Records for processing start

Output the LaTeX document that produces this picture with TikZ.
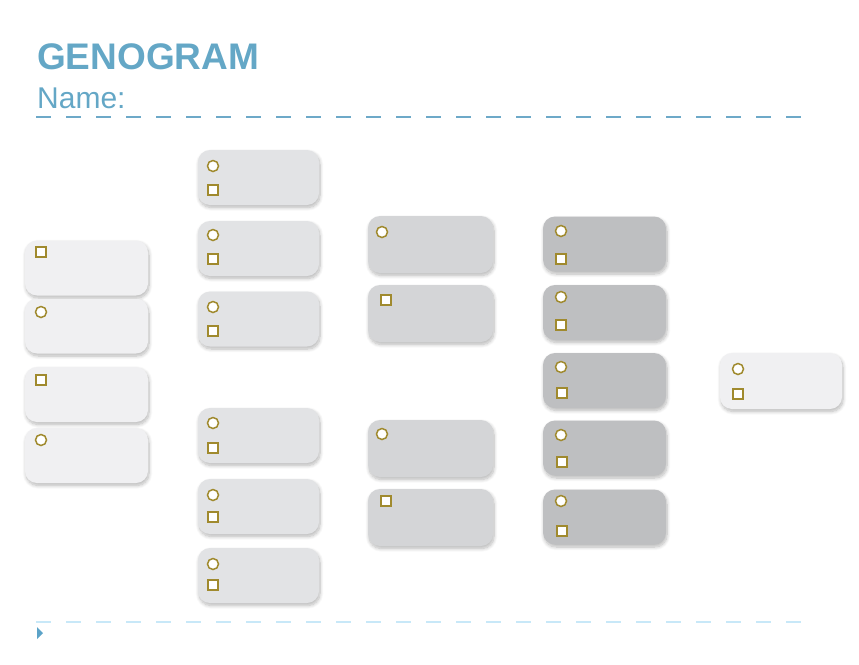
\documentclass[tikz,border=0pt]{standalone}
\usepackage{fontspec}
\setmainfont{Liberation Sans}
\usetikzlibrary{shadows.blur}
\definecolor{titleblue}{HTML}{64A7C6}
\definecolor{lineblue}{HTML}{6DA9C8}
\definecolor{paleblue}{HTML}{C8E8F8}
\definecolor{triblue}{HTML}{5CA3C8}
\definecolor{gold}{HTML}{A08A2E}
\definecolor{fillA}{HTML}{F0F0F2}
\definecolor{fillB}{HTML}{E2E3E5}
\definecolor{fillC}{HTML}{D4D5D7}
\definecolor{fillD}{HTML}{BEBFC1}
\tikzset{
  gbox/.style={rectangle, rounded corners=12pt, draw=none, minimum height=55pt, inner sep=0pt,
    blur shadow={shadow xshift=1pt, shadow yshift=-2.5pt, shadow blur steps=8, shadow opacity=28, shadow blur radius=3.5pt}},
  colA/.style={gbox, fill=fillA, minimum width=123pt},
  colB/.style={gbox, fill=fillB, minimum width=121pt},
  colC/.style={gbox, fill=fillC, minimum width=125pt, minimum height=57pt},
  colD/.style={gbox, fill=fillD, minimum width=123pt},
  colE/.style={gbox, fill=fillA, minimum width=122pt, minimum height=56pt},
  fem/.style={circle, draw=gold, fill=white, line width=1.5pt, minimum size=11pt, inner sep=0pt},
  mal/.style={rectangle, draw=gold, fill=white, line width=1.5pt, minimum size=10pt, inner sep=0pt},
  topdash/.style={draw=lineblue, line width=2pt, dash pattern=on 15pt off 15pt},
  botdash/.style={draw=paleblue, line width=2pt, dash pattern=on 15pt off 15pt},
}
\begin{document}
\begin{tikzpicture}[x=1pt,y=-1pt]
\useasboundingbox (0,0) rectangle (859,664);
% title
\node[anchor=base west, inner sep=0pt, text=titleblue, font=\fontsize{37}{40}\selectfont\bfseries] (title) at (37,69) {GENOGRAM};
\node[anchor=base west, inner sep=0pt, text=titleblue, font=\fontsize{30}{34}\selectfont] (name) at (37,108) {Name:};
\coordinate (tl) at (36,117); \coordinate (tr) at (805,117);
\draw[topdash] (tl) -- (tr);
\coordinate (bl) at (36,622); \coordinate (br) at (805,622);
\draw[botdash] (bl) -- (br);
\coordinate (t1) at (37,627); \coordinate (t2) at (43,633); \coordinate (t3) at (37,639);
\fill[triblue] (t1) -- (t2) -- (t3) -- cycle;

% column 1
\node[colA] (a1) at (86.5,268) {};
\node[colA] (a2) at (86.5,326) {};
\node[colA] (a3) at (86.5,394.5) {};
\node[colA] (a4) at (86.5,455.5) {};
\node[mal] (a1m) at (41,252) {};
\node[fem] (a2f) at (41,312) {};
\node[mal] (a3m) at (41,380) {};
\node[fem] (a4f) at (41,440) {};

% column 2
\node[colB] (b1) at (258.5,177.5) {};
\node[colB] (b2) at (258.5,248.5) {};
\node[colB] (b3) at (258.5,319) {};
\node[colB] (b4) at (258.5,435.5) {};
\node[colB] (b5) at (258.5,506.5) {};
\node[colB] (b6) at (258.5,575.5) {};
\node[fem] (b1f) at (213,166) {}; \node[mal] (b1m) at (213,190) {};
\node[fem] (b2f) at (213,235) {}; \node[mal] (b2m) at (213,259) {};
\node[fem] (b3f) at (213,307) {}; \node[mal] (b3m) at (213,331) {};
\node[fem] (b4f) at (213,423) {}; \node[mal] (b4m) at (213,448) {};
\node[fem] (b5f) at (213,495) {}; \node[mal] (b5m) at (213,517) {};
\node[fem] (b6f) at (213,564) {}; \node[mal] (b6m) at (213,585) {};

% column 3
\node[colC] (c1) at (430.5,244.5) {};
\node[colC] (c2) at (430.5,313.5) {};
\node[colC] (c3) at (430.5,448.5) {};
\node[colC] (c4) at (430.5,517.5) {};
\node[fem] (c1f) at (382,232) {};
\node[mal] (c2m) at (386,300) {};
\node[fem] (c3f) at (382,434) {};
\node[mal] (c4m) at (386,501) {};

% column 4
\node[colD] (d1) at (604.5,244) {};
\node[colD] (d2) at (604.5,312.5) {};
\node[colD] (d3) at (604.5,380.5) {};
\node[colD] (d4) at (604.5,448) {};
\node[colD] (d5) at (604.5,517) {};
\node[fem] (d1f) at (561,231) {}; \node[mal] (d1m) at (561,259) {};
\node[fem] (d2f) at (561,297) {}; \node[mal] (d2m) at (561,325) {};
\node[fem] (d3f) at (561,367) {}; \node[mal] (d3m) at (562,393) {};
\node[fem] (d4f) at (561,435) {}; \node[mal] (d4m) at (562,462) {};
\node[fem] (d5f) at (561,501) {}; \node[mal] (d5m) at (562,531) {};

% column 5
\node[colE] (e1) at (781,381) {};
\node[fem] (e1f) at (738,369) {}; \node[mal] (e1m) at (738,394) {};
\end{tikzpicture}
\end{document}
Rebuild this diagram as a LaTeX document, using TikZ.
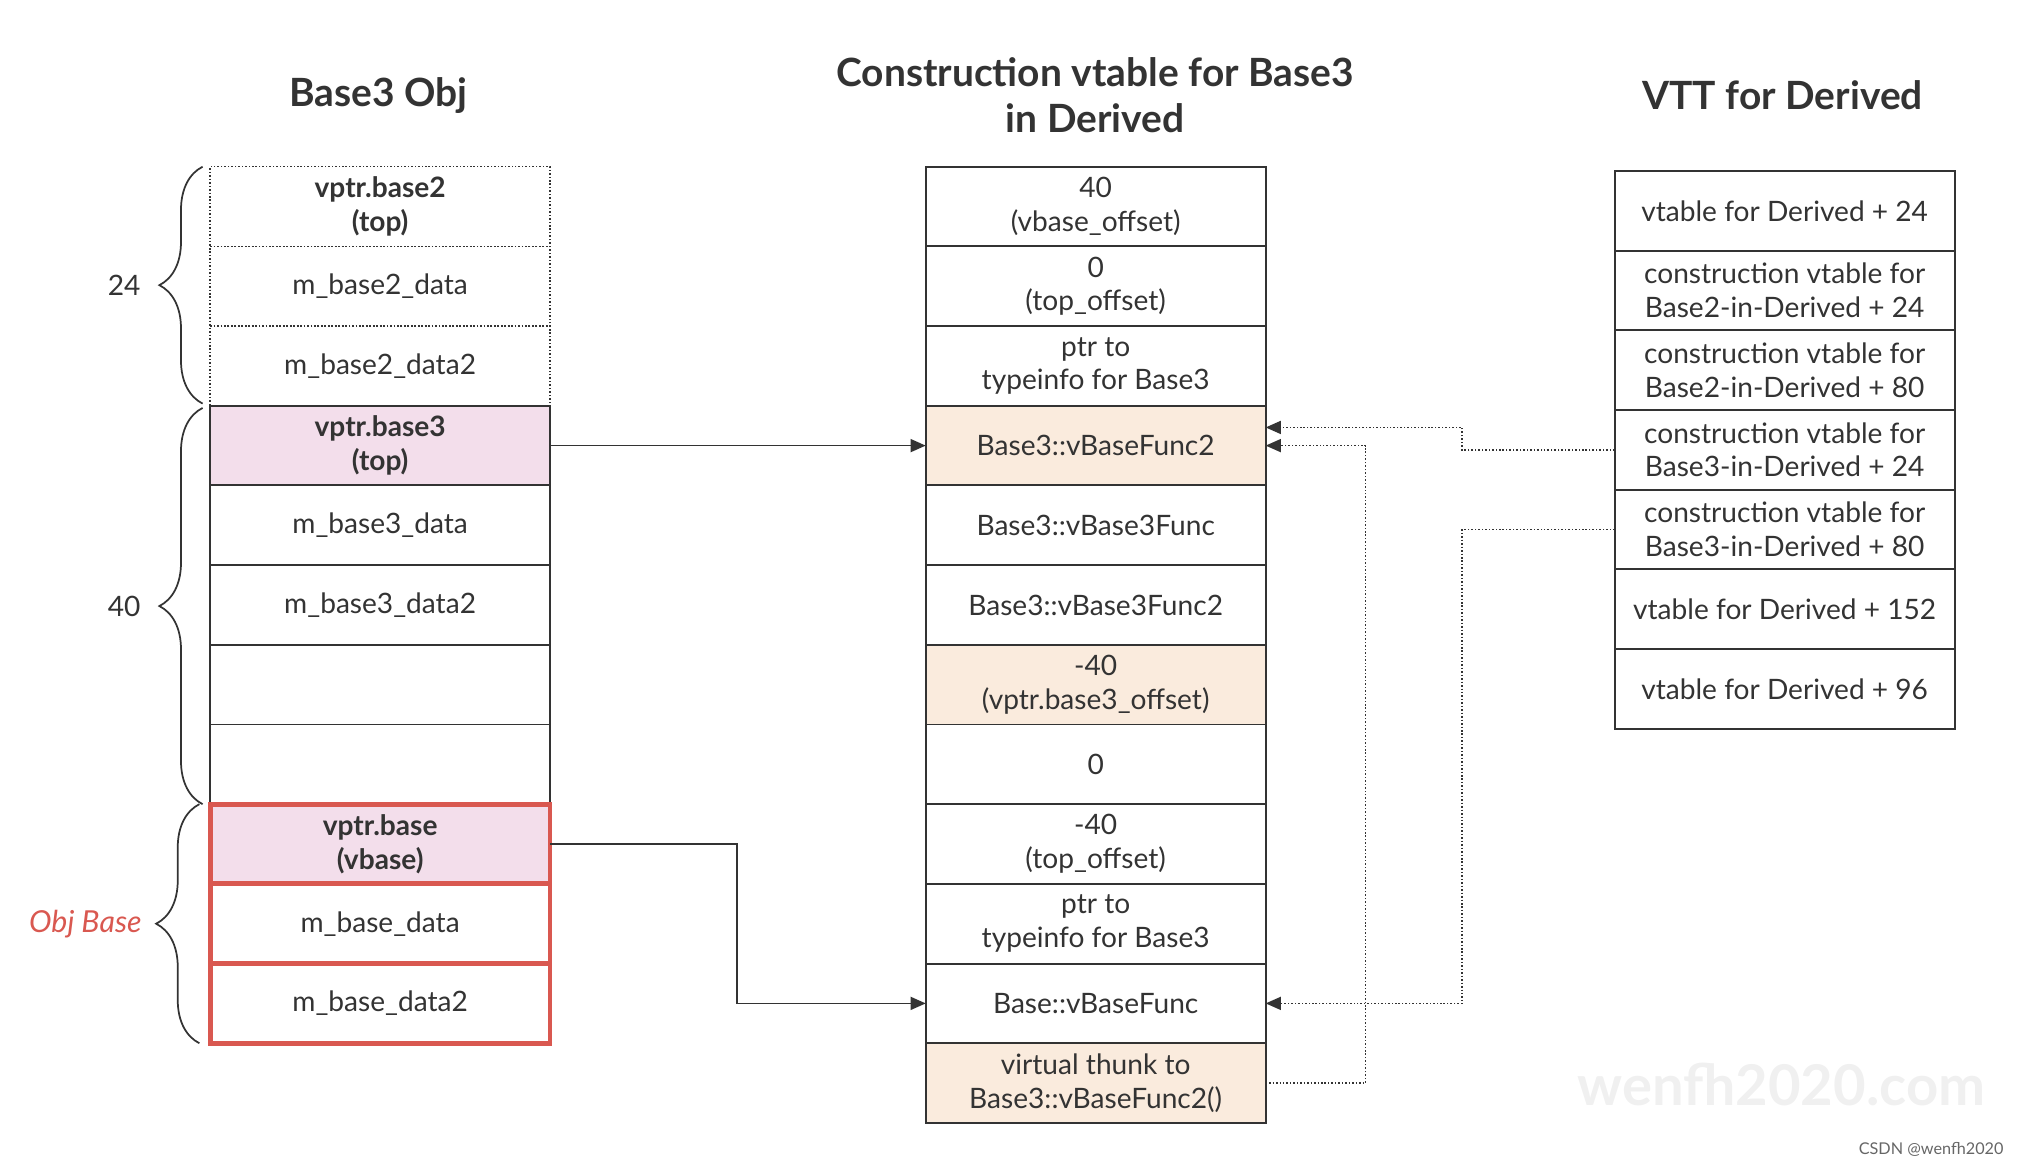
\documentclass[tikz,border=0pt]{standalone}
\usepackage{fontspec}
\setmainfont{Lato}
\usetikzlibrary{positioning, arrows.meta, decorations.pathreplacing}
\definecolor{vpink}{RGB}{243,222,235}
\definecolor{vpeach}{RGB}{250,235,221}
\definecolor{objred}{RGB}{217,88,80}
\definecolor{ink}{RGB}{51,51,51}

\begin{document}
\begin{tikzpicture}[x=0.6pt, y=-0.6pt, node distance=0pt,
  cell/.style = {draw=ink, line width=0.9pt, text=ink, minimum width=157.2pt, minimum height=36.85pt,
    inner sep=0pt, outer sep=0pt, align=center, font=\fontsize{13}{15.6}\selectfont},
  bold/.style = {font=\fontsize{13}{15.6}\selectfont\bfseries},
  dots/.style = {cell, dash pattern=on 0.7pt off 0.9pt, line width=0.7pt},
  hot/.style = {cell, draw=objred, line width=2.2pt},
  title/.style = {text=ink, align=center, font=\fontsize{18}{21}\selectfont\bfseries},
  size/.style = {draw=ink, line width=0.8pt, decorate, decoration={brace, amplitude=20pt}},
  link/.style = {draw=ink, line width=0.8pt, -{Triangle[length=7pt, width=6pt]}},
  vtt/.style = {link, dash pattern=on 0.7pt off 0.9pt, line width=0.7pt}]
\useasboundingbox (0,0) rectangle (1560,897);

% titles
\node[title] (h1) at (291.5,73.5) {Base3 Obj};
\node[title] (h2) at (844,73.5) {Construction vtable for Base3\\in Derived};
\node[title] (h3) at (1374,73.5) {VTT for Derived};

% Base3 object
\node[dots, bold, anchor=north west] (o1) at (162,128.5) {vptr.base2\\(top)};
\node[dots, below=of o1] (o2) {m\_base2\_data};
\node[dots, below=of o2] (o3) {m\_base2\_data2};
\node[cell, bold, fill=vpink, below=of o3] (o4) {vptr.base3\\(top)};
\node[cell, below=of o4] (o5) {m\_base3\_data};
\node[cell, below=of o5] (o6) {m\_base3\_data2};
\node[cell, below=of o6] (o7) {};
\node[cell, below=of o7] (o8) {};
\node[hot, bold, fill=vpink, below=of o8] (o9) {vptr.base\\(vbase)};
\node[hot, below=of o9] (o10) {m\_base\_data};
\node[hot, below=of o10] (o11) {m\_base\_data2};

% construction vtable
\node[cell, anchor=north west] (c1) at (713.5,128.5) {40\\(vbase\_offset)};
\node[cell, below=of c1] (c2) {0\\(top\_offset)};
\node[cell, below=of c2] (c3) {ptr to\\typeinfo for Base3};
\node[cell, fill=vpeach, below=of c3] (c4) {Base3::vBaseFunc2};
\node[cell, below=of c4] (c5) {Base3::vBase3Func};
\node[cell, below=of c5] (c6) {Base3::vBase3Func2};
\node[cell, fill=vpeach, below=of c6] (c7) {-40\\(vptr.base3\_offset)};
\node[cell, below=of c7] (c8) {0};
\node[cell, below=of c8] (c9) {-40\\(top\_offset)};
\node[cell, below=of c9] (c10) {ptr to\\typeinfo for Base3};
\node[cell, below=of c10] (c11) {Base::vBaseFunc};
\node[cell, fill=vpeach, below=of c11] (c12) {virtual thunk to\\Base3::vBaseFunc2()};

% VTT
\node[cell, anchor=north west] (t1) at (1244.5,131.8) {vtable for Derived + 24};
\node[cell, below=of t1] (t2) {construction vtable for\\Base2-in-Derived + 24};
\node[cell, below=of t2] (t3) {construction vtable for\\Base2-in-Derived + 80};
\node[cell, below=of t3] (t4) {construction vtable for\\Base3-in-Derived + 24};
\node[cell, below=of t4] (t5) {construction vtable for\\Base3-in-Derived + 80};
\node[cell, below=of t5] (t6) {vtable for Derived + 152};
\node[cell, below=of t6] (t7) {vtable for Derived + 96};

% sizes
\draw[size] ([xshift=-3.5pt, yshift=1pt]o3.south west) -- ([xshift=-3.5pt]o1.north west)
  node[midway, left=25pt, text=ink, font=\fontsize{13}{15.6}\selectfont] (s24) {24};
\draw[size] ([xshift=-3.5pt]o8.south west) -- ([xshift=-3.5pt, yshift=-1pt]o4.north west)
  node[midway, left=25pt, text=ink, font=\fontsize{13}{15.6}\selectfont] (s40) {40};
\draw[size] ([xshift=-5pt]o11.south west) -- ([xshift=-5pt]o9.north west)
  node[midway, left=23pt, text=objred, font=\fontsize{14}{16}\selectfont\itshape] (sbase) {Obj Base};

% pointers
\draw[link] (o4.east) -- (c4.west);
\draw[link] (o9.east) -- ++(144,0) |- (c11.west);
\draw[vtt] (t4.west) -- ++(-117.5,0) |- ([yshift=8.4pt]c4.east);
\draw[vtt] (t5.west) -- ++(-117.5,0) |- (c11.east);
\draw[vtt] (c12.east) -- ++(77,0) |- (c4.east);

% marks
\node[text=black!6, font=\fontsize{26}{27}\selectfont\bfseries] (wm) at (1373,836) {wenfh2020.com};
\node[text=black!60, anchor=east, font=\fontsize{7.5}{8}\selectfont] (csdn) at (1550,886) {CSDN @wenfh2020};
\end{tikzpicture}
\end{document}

Records for processing end

**What is expected:** Your task is to reproduce only the lines from the one with "Rebuild this diagram" through the one with "below=of o10] (o11)", keeping both ends. Skip every picture.

**The answer:**
Rebuild this diagram as a LaTeX document, using TikZ.
\documentclass[tikz,border=0pt]{standalone}
\usepackage{fontspec}
\setmainfont{Lato}
\usetikzlibrary{positioning, arrows.meta, decorations.pathreplacing}
\definecolor{vpink}{RGB}{243,222,235}
\definecolor{vpeach}{RGB}{250,235,221}
\definecolor{objred}{RGB}{217,88,80}
\definecolor{ink}{RGB}{51,51,51}

\begin{document}
\begin{tikzpicture}[x=0.6pt, y=-0.6pt, node distance=0pt,
  cell/.style = {draw=ink, line width=0.9pt, text=ink, minimum width=157.2pt, minimum height=36.85pt,
    inner sep=0pt, outer sep=0pt, align=center, font=\fontsize{13}{15.6}\selectfont},
  bold/.style = {font=\fontsize{13}{15.6}\selectfont\bfseries},
  dots/.style = {cell, dash pattern=on 0.7pt off 0.9pt, line width=0.7pt},
  hot/.style = {cell, draw=objred, line width=2.2pt},
  title/.style = {text=ink, align=center, font=\fontsize{18}{21}\selectfont\bfseries},
  size/.style = {draw=ink, line width=0.8pt, decorate, decoration={brace, amplitude=20pt}},
  link/.style = {draw=ink, line width=0.8pt, -{Triangle[length=7pt, width=6pt]}},
  vtt/.style = {link, dash pattern=on 0.7pt off 0.9pt, line width=0.7pt}]
\useasboundingbox (0,0) rectangle (1560,897);

% titles
\node[title] (h1) at (291.5,73.5) {Base3 Obj};
\node[title] (h2) at (844,73.5) {Construction vtable for Base3\\in Derived};
\node[title] (h3) at (1374,73.5) {VTT for Derived};

% Base3 object
\node[dots, bold, anchor=north west] (o1) at (162,128.5) {vptr.base2\\(top)};
\node[dots, below=of o1] (o2) {m\_base2\_data};
\node[dots, below=of o2] (o3) {m\_base2\_data2};
\node[cell, bold, fill=vpink, below=of o3] (o4) {vptr.base3\\(top)};
\node[cell, below=of o4] (o5) {m\_base3\_data};
\node[cell, below=of o5] (o6) {m\_base3\_data2};
\node[cell, below=of o6] (o7) {};
\node[cell, below=of o7] (o8) {};
\node[hot, bold, fill=vpink, below=of o8] (o9) {vptr.base\\(vbase)};
\node[hot, below=of o9] (o10) {m\_base\_data};
\node[hot, below=of o10] (o11) {m\_base\_data2};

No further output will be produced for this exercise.